Ф.М. Достоевский был не первым наследником, попытавшимся склонить П.А. Карепина к мысли о преждевременной раздаче оставленного доктором Достоевским "богатства". Письменная заявка брата Михаила, по праву старшинства опередившего его, нашла в П.А. Карепине благосклонного читателя, что не могло не послужить прецедентом. "Тот, конечно, по доброте своей обещал ссудить несколько денег в счет доходов с имения, которых в наличности не было ни копейки", - оповещает А.М. Достоевский читателя об успешной попытке старшего брата, обратившегося к П. А. Карепину за ссудой в счет будущей женитьбы. Однако Ф.М. Достоевский, возможно, пустив в ход свой особый сочинительский дар, слишком усложнил фабулу и не нащупал правильного хода. "Должен я был около 1200 руб., должен был наделать про запас платья, должен был жить в дороге ... да, наконец, иметь средства обзавестись кой-чем на месте..." (46) - писал он по первому заходу, объясняя необходимость подать в отставку этими нуждами. Ответное сочувствие опекуна достигнуто не было. В другой заход, тоже обреченный на неуспех, необходимость отставки была представлена через нужду оставаться в Петербурге.

На третий заход фабульного запаса не хватило вовсе.

"Почти в каждом письме моем я предлагал Вам, как заведующему всеми делами семейства нашего, проект о выдележе... части моего имения за известную сумму денег. Ответа не было никакого", - напишет он, уже взывая не к разуму, а к чувству.

Вы можете отвергнуть теперь эти предложения по тысяче предлогам. - Но несколько строчек самых откровенных с моей стороны, эссенции всего, что до сей поры было писано и говорено с обеих сторон, теперь, в настоящую минуту, необходимы ... Неужели ... вы захотите еще употребить ту власть, которая вам не дана, действовать в силу тех побуждений, которые могут управлять только решением одних родителей, наконец, играть со мною роль, которую я в первую минуту досады присудил вам неприличною. - Неужели и после этого всего вы будете противиться, ради моей собственной пользы и из сострадания к жалким грезам и фантазиям заблуждающейся юности... до сих пор не постигаю причины, заставившей вас, приняв в соображение ваше участие в семейных делах наших, отстраниться от меня и предать меня самым неприятным гадостям и обстоятельствам, которые только были на свете" (47).

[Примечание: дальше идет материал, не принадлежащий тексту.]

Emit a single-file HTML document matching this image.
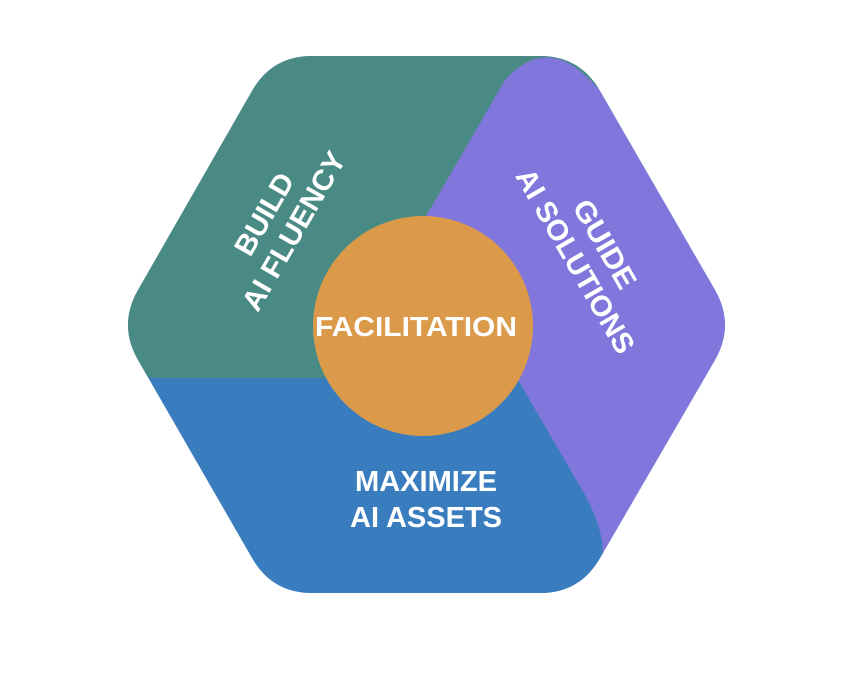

Обратим внимание, что, являясь просителем, Достоевский нацелен не на то, чтобы добиться от Карепина выполнения своей воли, а на подтверждение вероятности или даже необходимости того, чтобы просьба сочинителя была непременно отклонена опекуном, что в результате и происходит. Желание получить наследство как бы неотделимо у него с желанием принять отказ, возможно, дающий ему право на новые обвинения. Вероятно, впервые после смерти отца Достоевский позволяет себе "высказаться". И тут важен такой нюанс. Достоевский вряд ли бы пожелал обвинить Карепина в театральности, так сказать, в игрании роли, причем родительской, если бы Карепин не нарушил существенного пункта отцовского контракта, а именно, не затронул тему нищеты в непочтительном, то есть неправильно взятом "тоне". "Но тон письма вашего, тон, который обманул бы профана, так что он принял бы все за звонкую монету, этот тон не по мне. Я его хорошо понял и он же мне оказал услугу, избавив меня от благодарности", - заявляет он в письме от 19 сентября 1844 года). И согласись П.А. Карепин называть мнимое мнимым даже условно, то есть пожелай он видеть в капризе необходимость, контракт с ним вряд ли был бы расценен Ф.М. Достоевским как "предательство".